Para esta profunda descarbonização — que passa por todos os sectores da sociedade, da produção de energia à agricultura, passando pelos transportes, indústria, edifícios ou o tratamento dos resíduos — serão necessários grandes investimentos. Matos Fernandes aponta para investimentos futuros de “mais de dois mil milhões de euros por ano”, a juntar aos 30 mil milhões já investidos, e que, apesar de ser um número ambicioso, o ministro considera “exequível”, a contar com maioritariamente com verbas de privados.
100% de eletricidade de fontes renováveis em 2050
As principais transformações que aí vêm recairão nos sectores eletroprodutor e da mobilidade, adianta Matos Fernandes. “Já em 2030, 80% da energia elétrica será produzida por fontes renováveis”, garante, e em 2050 será a totalidade. E no campo da mobilidade, não duvida que dentro de 12 anos comece a “deixar de ser custo-eficaz comprar veículos a gasóleo ou a gasolina, uma vez que os veículos elétricos e os custos da sua circulação e manutenção serão mais baratos, o que será um maior incentivo do que a proibição de circulação de veículos com motor de combustão”. De qualquer forma, o ministro também equaciona passar para as autarquias a possibilidade de proibirem a circulação de veículos movidos a combustíveis fósseis.
Para aumentar a mobilidade elétrica e desincentivar o uso de carros individuais movidos a combustíveis fósseis, estão previstos investimentos de 7500 milhões de euros na mobilidade elétrica coletiva, que se juntam aos mil milhões de euros que estão a ser investidos na expansão dos metropolitanos de Lisboa e do Porto e na aquisição de autocarros com “melhor performance ambiental”
Mas para alimentar uma produção de eletricidade com fontes 100% renováveis, Portugal terá que aumentar substancialmente as infraestruturas de produção eólica e solar. “Temos que duplicar a nossa capacidade de produção de sete para 13 gigawatts, sobretudo a partir de energia solar e da recapacitação dos parques eólicos”, indica Matos Fernandes, lembrando que, com as alterações climáticas, haverá menor disponibilidade de água para produção hidroelétrica.

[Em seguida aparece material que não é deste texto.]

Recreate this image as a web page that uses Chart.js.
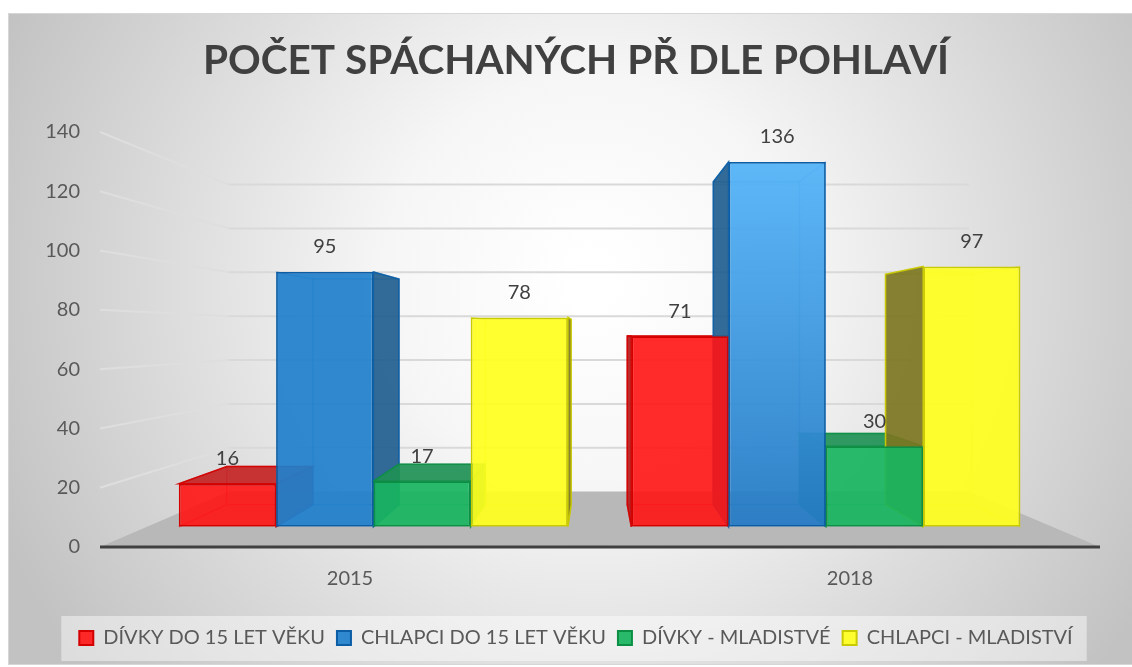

Resistências na agricultura
Os setores onde o Governo vai enfrentar maiores resistências são o da produção industrial e da agricultura. Em relação a esta última, a meta do Roteiro para a Neutralidade Carbónica é cortar para metade o número de cabeças de gado bovino até 2050, tendo em conta a brutal pegada carbónica que representam com a emissão de metano. Matos Fernandes assume que este é o sector que menos controla já que “depende muito da Política Agrícola Comum (PAC)”, mas acredita que a União Europeia “vai ser coerente com os compromissos com a neutralidade carbónica”, que apresentou recentemente e que “definirá uma PAC que garanta mais apoios a medidas agroambientais mais eficazes”.
Os projetados cortes nas cabeças de gado já fizeram reagir a Confederação dos Agricultores de Portugal (CAP), que esta terça-feira manifestou “surpresa e oposição” às intenções anunciadas no Roteiro para a Neutralidade Carbónica. Não aceitam uma redução da produção nacional de bovinos entre 25% e 50% e dizem que se trata de “uma intenção isolada do ministério do ambiente no conjunto do governo” e que uma decisão destas teria “impacto muito significativo na produção de derivados de leite” e iria “também aumentar as importações nacionais” e “comprometer o nosso crescimento económico”.
Durante o debate de apresentação do Roteiro, esta manhã na Fundação Calouste Gulbenkian, o secretário de Estado das Florestas Miguel Freitas veio em socorro do lóbi dos agricultores, sublinhando que “a componente animal é absolutamente essencial” e que o assunto deve ser “debatido em profundidade”.
É preciso uma Lei do Clima
Por seu lado, a associação ambientalista Zero aplaude “as metas ambiciosas apresentadas neste roteiro”. A vice-presidente Carla Graça diz que a Zero defende que “é essencial que seja criada uma Lei do Clima, que inscreva estas metas nos objetivos das próxima décadas, sem se compadecer com diferentes governos, tempos eleitorais ou tentações conjunturais”. E sublinha, “não há possibilidade de regressão quando as previsões das alterações climáticas se revelam cada vez mais dramáticas”.